■ Data block:
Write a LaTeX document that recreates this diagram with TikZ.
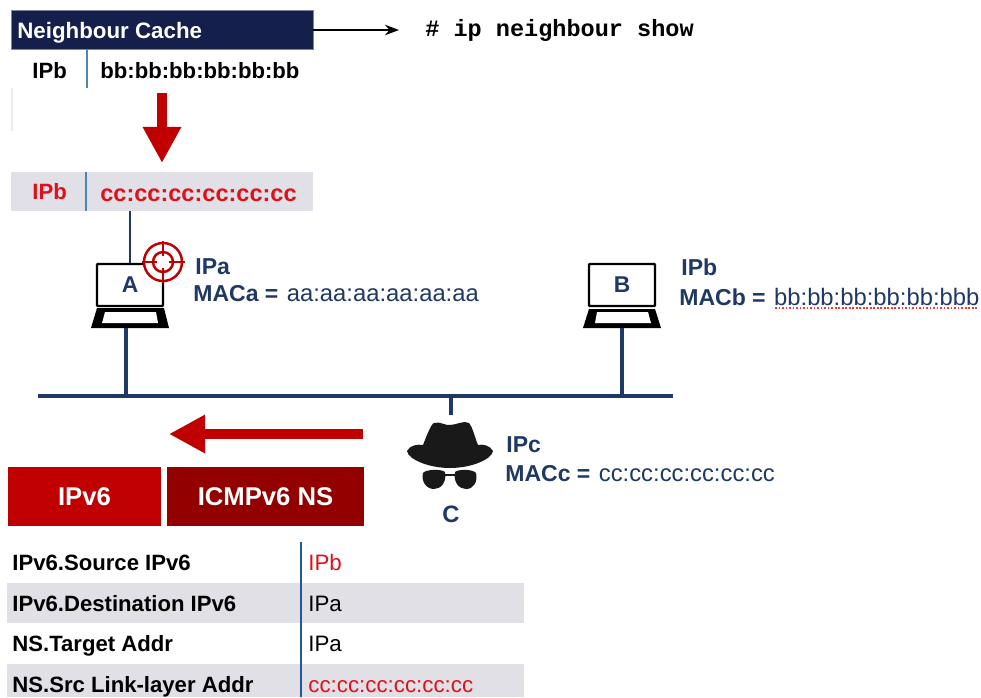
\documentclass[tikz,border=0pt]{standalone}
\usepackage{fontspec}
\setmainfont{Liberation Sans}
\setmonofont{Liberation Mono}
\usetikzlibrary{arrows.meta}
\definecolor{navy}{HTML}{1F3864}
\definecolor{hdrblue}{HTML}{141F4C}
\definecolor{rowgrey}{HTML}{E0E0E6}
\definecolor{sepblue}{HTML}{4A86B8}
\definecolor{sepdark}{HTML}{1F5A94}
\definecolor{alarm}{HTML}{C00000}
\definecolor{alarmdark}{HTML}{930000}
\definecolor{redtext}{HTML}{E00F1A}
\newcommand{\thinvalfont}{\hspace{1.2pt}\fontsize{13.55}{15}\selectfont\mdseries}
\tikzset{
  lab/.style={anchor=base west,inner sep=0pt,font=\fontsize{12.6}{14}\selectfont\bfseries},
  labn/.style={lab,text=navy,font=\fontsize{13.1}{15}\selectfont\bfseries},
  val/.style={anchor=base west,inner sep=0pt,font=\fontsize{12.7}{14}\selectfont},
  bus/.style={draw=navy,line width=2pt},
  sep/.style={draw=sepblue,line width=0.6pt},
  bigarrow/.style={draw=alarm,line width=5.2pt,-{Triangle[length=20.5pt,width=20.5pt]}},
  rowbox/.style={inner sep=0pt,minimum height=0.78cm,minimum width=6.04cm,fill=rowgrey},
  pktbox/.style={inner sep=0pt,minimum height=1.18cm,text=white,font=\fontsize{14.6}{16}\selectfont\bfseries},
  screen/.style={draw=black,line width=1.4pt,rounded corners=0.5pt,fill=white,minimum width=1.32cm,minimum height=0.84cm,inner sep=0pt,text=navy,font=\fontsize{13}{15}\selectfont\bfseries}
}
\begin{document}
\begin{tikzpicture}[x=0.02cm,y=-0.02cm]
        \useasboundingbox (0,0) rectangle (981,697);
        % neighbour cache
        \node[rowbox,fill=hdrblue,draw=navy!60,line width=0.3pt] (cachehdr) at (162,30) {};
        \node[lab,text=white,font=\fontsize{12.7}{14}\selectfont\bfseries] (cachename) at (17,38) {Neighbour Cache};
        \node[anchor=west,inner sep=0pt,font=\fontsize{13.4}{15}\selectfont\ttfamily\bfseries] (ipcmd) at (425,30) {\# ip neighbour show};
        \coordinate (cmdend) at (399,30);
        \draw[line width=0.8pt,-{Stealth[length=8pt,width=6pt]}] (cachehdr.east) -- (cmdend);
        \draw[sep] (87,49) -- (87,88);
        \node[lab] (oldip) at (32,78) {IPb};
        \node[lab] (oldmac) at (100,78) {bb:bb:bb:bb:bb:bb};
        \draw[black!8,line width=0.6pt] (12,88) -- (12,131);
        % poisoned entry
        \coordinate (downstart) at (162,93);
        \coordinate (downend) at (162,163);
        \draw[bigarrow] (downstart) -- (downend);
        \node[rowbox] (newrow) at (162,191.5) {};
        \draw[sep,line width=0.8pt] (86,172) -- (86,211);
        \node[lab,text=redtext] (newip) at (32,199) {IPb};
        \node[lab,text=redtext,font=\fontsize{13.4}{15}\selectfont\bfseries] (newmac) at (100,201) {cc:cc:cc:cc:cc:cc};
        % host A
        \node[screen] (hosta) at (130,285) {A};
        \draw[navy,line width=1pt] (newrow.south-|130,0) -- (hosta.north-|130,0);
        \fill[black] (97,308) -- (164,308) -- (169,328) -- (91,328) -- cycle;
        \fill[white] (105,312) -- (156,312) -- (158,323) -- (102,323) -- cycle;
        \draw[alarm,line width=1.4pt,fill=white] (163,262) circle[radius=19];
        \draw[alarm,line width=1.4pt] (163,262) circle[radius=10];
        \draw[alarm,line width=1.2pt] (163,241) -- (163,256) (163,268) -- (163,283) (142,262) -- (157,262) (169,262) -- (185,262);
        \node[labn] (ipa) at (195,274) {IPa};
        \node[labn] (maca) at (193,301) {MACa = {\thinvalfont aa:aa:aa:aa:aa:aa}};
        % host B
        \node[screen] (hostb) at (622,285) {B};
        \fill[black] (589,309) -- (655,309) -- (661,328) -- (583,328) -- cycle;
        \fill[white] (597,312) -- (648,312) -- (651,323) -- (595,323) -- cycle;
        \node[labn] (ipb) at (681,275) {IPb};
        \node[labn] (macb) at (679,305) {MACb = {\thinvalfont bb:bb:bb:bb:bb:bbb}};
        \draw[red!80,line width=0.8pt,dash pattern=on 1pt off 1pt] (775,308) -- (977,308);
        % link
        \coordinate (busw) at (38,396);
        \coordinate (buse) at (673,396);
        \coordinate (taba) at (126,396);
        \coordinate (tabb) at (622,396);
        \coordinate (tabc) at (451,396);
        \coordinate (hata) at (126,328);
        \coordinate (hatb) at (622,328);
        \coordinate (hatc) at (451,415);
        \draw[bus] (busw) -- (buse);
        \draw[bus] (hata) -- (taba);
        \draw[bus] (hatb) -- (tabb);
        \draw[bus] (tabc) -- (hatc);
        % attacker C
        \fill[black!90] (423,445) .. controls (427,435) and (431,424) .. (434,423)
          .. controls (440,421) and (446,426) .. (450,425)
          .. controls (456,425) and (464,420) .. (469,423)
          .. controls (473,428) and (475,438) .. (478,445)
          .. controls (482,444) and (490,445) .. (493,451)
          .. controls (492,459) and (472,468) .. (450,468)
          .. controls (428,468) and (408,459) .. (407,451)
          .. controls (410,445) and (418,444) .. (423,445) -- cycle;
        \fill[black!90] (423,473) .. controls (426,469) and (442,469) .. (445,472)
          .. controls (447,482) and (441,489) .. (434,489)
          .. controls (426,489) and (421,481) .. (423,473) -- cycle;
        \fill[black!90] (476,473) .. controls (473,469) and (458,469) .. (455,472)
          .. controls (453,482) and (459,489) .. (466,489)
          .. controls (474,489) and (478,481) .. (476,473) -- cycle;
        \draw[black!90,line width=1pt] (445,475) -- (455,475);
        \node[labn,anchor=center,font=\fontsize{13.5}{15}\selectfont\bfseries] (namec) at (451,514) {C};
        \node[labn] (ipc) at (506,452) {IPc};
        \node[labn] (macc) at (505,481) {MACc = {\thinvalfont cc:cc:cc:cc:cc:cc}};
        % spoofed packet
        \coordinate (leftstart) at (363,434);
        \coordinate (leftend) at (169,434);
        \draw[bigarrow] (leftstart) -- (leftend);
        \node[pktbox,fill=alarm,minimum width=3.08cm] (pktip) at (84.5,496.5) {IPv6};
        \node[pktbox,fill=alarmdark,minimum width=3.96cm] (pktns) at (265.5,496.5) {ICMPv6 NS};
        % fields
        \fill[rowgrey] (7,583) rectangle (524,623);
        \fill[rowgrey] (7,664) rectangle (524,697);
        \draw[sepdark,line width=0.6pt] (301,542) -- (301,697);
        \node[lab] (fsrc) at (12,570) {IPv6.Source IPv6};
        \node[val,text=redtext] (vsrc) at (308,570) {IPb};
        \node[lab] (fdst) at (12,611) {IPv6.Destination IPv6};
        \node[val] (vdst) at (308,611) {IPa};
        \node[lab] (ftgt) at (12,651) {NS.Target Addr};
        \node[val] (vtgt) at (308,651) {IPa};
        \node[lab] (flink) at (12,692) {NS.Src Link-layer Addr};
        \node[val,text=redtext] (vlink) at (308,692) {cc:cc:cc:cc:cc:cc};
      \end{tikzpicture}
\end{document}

■ Task requirements:
Quote everything in the listing above exactly; pictures are the only thing to omit.

■ Solution:
Write a LaTeX document that recreates this diagram with TikZ.
\documentclass[tikz,border=0pt]{standalone}
\usepackage{fontspec}
\setmainfont{Liberation Sans}
\setmonofont{Liberation Mono}
\usetikzlibrary{arrows.meta}
\definecolor{navy}{HTML}{1F3864}
\definecolor{hdrblue}{HTML}{141F4C}
\definecolor{rowgrey}{HTML}{E0E0E6}
\definecolor{sepblue}{HTML}{4A86B8}
\definecolor{sepdark}{HTML}{1F5A94}
\definecolor{alarm}{HTML}{C00000}
\definecolor{alarmdark}{HTML}{930000}
\definecolor{redtext}{HTML}{E00F1A}
\newcommand{\thinvalfont}{\hspace{1.2pt}\fontsize{13.55}{15}\selectfont\mdseries}
\tikzset{
  lab/.style={anchor=base west,inner sep=0pt,font=\fontsize{12.6}{14}\selectfont\bfseries},
  labn/.style={lab,text=navy,font=\fontsize{13.1}{15}\selectfont\bfseries},
  val/.style={anchor=base west,inner sep=0pt,font=\fontsize{12.7}{14}\selectfont},
  bus/.style={draw=navy,line width=2pt},
  sep/.style={draw=sepblue,line width=0.6pt},
  bigarrow/.style={draw=alarm,line width=5.2pt,-{Triangle[length=20.5pt,width=20.5pt]}},
  rowbox/.style={inner sep=0pt,minimum height=0.78cm,minimum width=6.04cm,fill=rowgrey},
  pktbox/.style={inner sep=0pt,minimum height=1.18cm,text=white,font=\fontsize{14.6}{16}\selectfont\bfseries},
  screen/.style={draw=black,line width=1.4pt,rounded corners=0.5pt,fill=white,minimum width=1.32cm,minimum height=0.84cm,inner sep=0pt,text=navy,font=\fontsize{13}{15}\selectfont\bfseries}
}
\begin{document}
\begin{tikzpicture}[x=0.02cm,y=-0.02cm]
        \useasboundingbox (0,0) rectangle (981,697);
        % neighbour cache
        \node[rowbox,fill=hdrblue,draw=navy!60,line width=0.3pt] (cachehdr) at (162,30) {};
        \node[lab,text=white,font=\fontsize{12.7}{14}\selectfont\bfseries] (cachename) at (17,38) {Neighbour Cache};
        \node[anchor=west,inner sep=0pt,font=\fontsize{13.4}{15}\selectfont\ttfamily\bfseries] (ipcmd) at (425,30) {\# ip neighbour show};
        \coordinate (cmdend) at (399,30);
        \draw[line width=0.8pt,-{Stealth[length=8pt,width=6pt]}] (cachehdr.east) -- (cmdend);
        \draw[sep] (87,49) -- (87,88);
        \node[lab] (oldip) at (32,78) {IPb};
        \node[lab] (oldmac) at (100,78) {bb:bb:bb:bb:bb:bb};
        \draw[black!8,line width=0.6pt] (12,88) -- (12,131);
        % poisoned entry
        \coordinate (downstart) at (162,93);
        \coordinate (downend) at (162,163);
        \draw[bigarrow] (downstart) -- (downend);
        \node[rowbox] (newrow) at (162,191.5) {};
        \draw[sep,line width=0.8pt] (86,172) -- (86,211);
        \node[lab,text=redtext] (newip) at (32,199) {IPb};
        \node[lab,text=redtext,font=\fontsize{13.4}{15}\selectfont\bfseries] (newmac) at (100,201) {cc:cc:cc:cc:cc:cc};
        % host A
        \node[screen] (hosta) at (130,285) {A};
        \draw[navy,line width=1pt] (newrow.south-|130,0) -- (hosta.north-|130,0);
        \fill[black] (97,308) -- (164,308) -- (169,328) -- (91,328) -- cycle;
        \fill[white] (105,312) -- (156,312) -- (158,323) -- (102,323) -- cycle;
        \draw[alarm,line width=1.4pt,fill=white] (163,262) circle[radius=19];
        \draw[alarm,line width=1.4pt] (163,262) circle[radius=10];
        \draw[alarm,line width=1.2pt] (163,241) -- (163,256) (163,268) -- (163,283) (142,262) -- (157,262) (169,262) -- (185,262);
        \node[labn] (ipa) at (195,274) {IPa};
        \node[labn] (maca) at (193,301) {MACa = {\thinvalfont aa:aa:aa:aa:aa:aa}};
        % host B
        \node[screen] (hostb) at (622,285) {B};
        \fill[black] (589,309) -- (655,309) -- (661,328) -- (583,328) -- cycle;
        \fill[white] (597,312) -- (648,312) -- (651,323) -- (595,323) -- cycle;
        \node[labn] (ipb) at (681,275) {IPb};
        \node[labn] (macb) at (679,305) {MACb = {\thinvalfont bb:bb:bb:bb:bb:bbb}};
        \draw[red!80,line width=0.8pt,dash pattern=on 1pt off 1pt] (775,308) -- (977,308);
        % link
        \coordinate (busw) at (38,396);
        \coordinate (buse) at (673,396);
        \coordinate (taba) at (126,396);
        \coordinate (tabb) at (622,396);
        \coordinate (tabc) at (451,396);
        \coordinate (hata) at (126,328);
        \coordinate (hatb) at (622,328);
        \coordinate (hatc) at (451,415);
        \draw[bus] (busw) -- (buse);
        \draw[bus] (hata) -- (taba);
        \draw[bus] (hatb) -- (tabb);
        \draw[bus] (tabc) -- (hatc);
        % attacker C
        \fill[black!90] (423,445) .. controls (427,435) and (431,424) .. (434,423)
          .. controls (440,421) and (446,426) .. (450,425)
          .. controls (456,425) and (464,420) .. (469,423)
          .. controls (473,428) and (475,438) .. (478,445)
          .. controls (482,444) and (490,445) .. (493,451)
          .. controls (492,459) and (472,468) .. (450,468)
          .. controls (428,468) and (408,459) .. (407,451)
          .. controls (410,445) and (418,444) .. (423,445) -- cycle;
        \fill[black!90] (423,473) .. controls (426,469) and (442,469) .. (445,472)
          .. controls (447,482) and (441,489) .. (434,489)
          .. controls (426,489) and (421,481) .. (423,473) -- cycle;
        \fill[black!90] (476,473) .. controls (473,469) and (458,469) .. (455,472)
          .. controls (453,482) and (459,489) .. (466,489)
          .. controls (474,489) and (478,481) .. (476,473) -- cycle;
        \draw[black!90,line width=1pt] (445,475) -- (455,475);
        \node[labn,anchor=center,font=\fontsize{13.5}{15}\selectfont\bfseries] (namec) at (451,514) {C};
        \node[labn] (ipc) at (506,452) {IPc};
        \node[labn] (macc) at (505,481) {MACc = {\thinvalfont cc:cc:cc:cc:cc:cc}};
        % spoofed packet
        \coordinate (leftstart) at (363,434);
        \coordinate (leftend) at (169,434);
        \draw[bigarrow] (leftstart) -- (leftend);
        \node[pktbox,fill=alarm,minimum width=3.08cm] (pktip) at (84.5,496.5) {IPv6};
        \node[pktbox,fill=alarmdark,minimum width=3.96cm] (pktns) at (265.5,496.5) {ICMPv6 NS};
        % fields
        \fill[rowgrey] (7,583) rectangle (524,623);
        \fill[rowgrey] (7,664) rectangle (524,697);
        \draw[sepdark,line width=0.6pt] (301,542) -- (301,697);
        \node[lab] (fsrc) at (12,570) {IPv6.Source IPv6};
        \node[val,text=redtext] (vsrc) at (308,570) {IPb};
        \node[lab] (fdst) at (12,611) {IPv6.Destination IPv6};
        \node[val] (vdst) at (308,611) {IPa};
        \node[lab] (ftgt) at (12,651) {NS.Target Addr};
        \node[val] (vtgt) at (308,651) {IPa};
        \node[lab] (flink) at (12,692) {NS.Src Link-layer Addr};
        \node[val,text=redtext] (vlink) at (308,692) {cc:cc:cc:cc:cc:cc};
      \end{tikzpicture}
\end{document}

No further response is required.